Currently, AIM offers only "mail-in" testing for areas outside of greater Los Angeles and has tried, unsuccessfully, to set up programs for gay industry members.

"The way AIM works, if someone tests positive, you can't work, which is just not workable for the gay industry," says Keith Webb, co-owner of Titan Media and an HIV-positive performer. "If you use condoms, you shouldn't be required to do testing because there are still HIV privacy issues that go along with that. If you're not using condoms, you should be using testing through an approved, third-party company such as AIM, that can be monitored."

Webb also abhors the recent trend of bareback content.

"Contemporary bareback has really eroticized the internal ejaculation, and it's now all about the internal cum-dump. [Producers] make the highest-risk sex act you can do the erotic feature of the film," he explains. "It's like playing Russian roulette with your ass."

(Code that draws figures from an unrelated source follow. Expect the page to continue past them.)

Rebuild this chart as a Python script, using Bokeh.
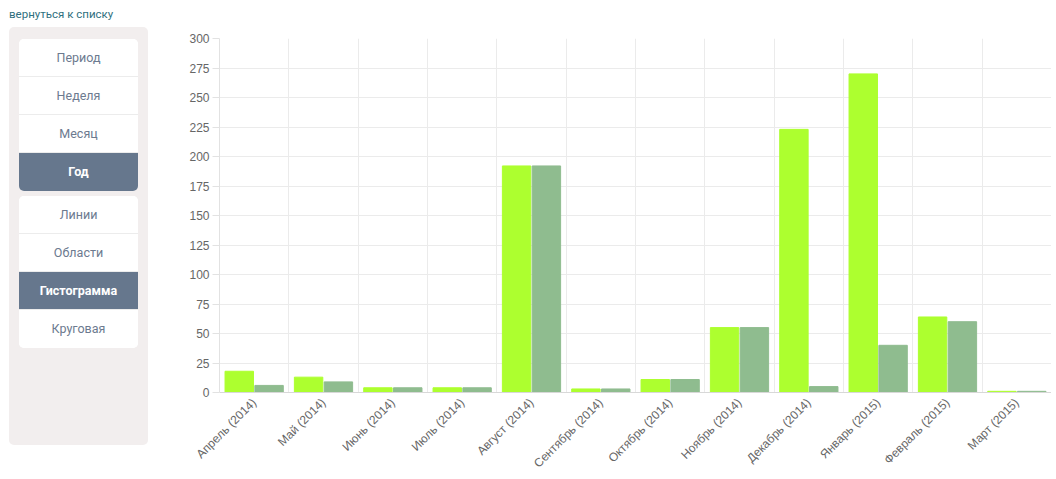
from bokeh.plotting import figure
from bokeh.models import ColumnDataSource, FactorRange, FixedTicker, Div, Grid, Range1d
from bokeh.transform import dodge
from bokeh.layouts import row
from bokeh.embed import file_html
from bokeh.resources import INLINE
import math

# ---- data ----
months = ["Апрель (2014)", "Май (2014)", "Июнь (2014)", "Июль (2014)",
          "Август (2014)", "Сентябрь (2014)", "Октябрь (2014)", "Ноябрь (2014)",
          "Декабрь (2014)", "Январь (2015)", "Февраль (2015)", "Март (2015)"]
series_a = [18, 13, 4, 4, 192, 3, 11, 55, 223, 270, 64, 1]
series_b = [6, 9, 4, 4, 192, 3, 11, 55, 5, 40, 60, 1]
y_ticks = list(range(0, 301, 25))

back_link = "вернуться к списку"
period_items = ["Период", "Неделя", "Месяц", "Год"]
period_active = "Год"
type_items = ["Линии", "Области", "Гистограмма", "Круговая"]
type_active = "Гистограмма"

# ---- sidebar ----
def group_html(items, active, top):
    parts = []
    for i, it in enumerate(items):
        last = i == len(items) - 1
        bg = "#66778d" if it == active else "#ffffff"
        col = "#ffffff" if it == active else "#6c7a8f"
        fw = "bold" if it == active else "normal"
        border = "" if last else "border-bottom:1px solid #ececec;"
        parts.append(
            f'<div style="box-sizing:border-box;height:38px;line-height:37px;text-align:center;background:{bg};'
            f'color:{col};font-weight:{fw};font-size:12.5px;{border}">{it}</div>')
    return (f'<div style="position:absolute;left:19px;top:{top}px;width:119px;background:#fff;'
            f'border-radius:5px;overflow:hidden;">' + "".join(parts) + '</div>')

side_html = (
    '<div style="position:relative;width:168px;height:478px;font-family:Roboto, sans-serif;">'
    f'<div style="position:absolute;left:9px;top:7px;line-height:14px;font-size:11.5px;color:#2f6f7e;">{back_link}</div>'
    '<div style="position:absolute;left:9px;top:27px;width:139px;height:418px;background:#f2eeee;border-radius:5px;"></div>'
    + group_html(period_items, period_active, 39)
    + group_html(type_items, type_active, 196)
    + '</div>'
)
side = Div(text=side_html, width=168, height=478, margin=0)

# ---- chart ----
source = ColumnDataSource(data=dict(month=months, a=series_a, b=series_b))

p = figure(x_range=FactorRange(*months), y_range=Range1d(0, 300),
           width=883, height=478, output_backend="svg", toolbar_location=None,
           min_border_left=51, min_border_right=0, min_border_top=38, min_border_bottom=80,
           margin=0)
p.outline_line_color = None
p.background_fill_color = "#ffffff"
p.border_fill_color = "#ffffff"

p.vbar(x=dodge("month", -0.215, range=p.x_range), top="a", width=0.41, source=source,
       fill_color="#adff2f", line_color="#adff2f", line_width=1)
p.vbar(x=dodge("month", 0.215, range=p.x_range), top="b", width=0.41, source=source,
       fill_color="#8fbc8f", line_color="#8fbc8f", line_width=1)

# grids
p.xgrid.grid_line_color = None
p.add_layout(Grid(dimension=0, ticker=FixedTicker(ticks=list(range(0, 12))),
                  grid_line_color="#ebebeb", grid_line_width=1))
p.ygrid.ticker = FixedTicker(ticks=y_ticks)
p.ygrid.grid_line_color = "#ebebeb"

# y axis
p.yaxis.ticker = FixedTicker(ticks=y_ticks)
p.yaxis.axis_line_color = "#e2e2e2"
p.yaxis.major_tick_line_color = "#e2e2e2"
p.yaxis.major_tick_out = 7
p.yaxis.major_tick_in = 0
p.yaxis.minor_tick_line_color = None
p.yaxis.major_label_standoff = 3
p.yaxis.major_label_text_font = "Liberation Sans"
p.yaxis.major_label_text_font_size = "12px"
p.yaxis.major_label_text_color = "#666666"

# x axis
p.xaxis.axis_line_color = "#d8d8d8"
p.xaxis.major_tick_line_color = None
p.xaxis.major_tick_out = 0
p.xaxis.major_tick_in = 0
p.xaxis.major_label_orientation = math.pi / 4
p.xaxis.major_label_standoff = 8
p.xaxis.major_label_text_font = "Liberation Sans"
p.xaxis.major_label_text_font_size = "12px"
p.xaxis.major_label_text_color = "#666666"

layout = row(side, p, spacing=0)
open("out.html", "w").write(file_html(layout, INLINE))
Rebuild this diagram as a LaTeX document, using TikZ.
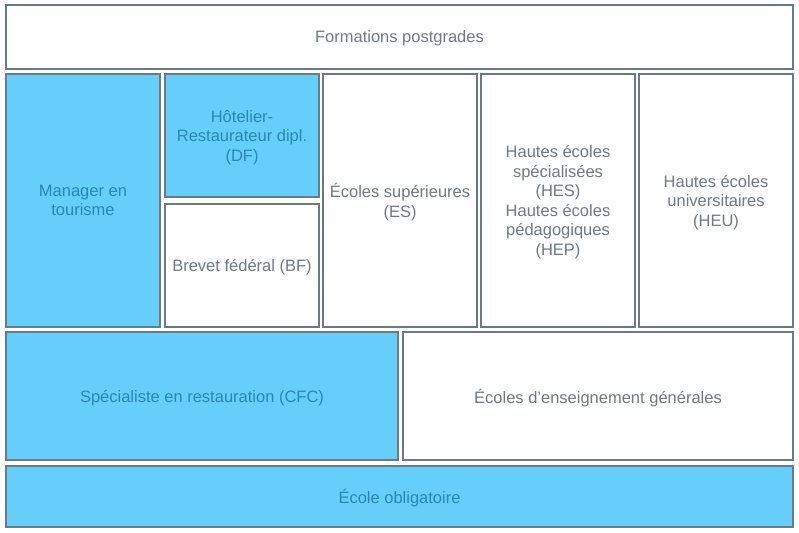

But is a gay bareback video any different than a straight cream-pie video, clinically speaking? One point on which industry members, straight and gay, agree is that while STD/HIV tests may serve as an adequate warning system, they do not prevent infection. The 10- to 14-day window required for a virus to become detectable leaves time to produce false-negative results, while the performer may be inadvertently spreading the virus, as occurred in the 2004 HIV outbreak.

"I'm torn between the safe-sex issues. The test does not mean you're practicing safe sex, just because you go get a test every 30 days," says Skye Blue, president of Platinum Blue Productions and a former performer. "For business purposes, we don't want to make movies that show condoms.

"But," Blue adds, "if I was a performer currently, I'd be a condom-only performer."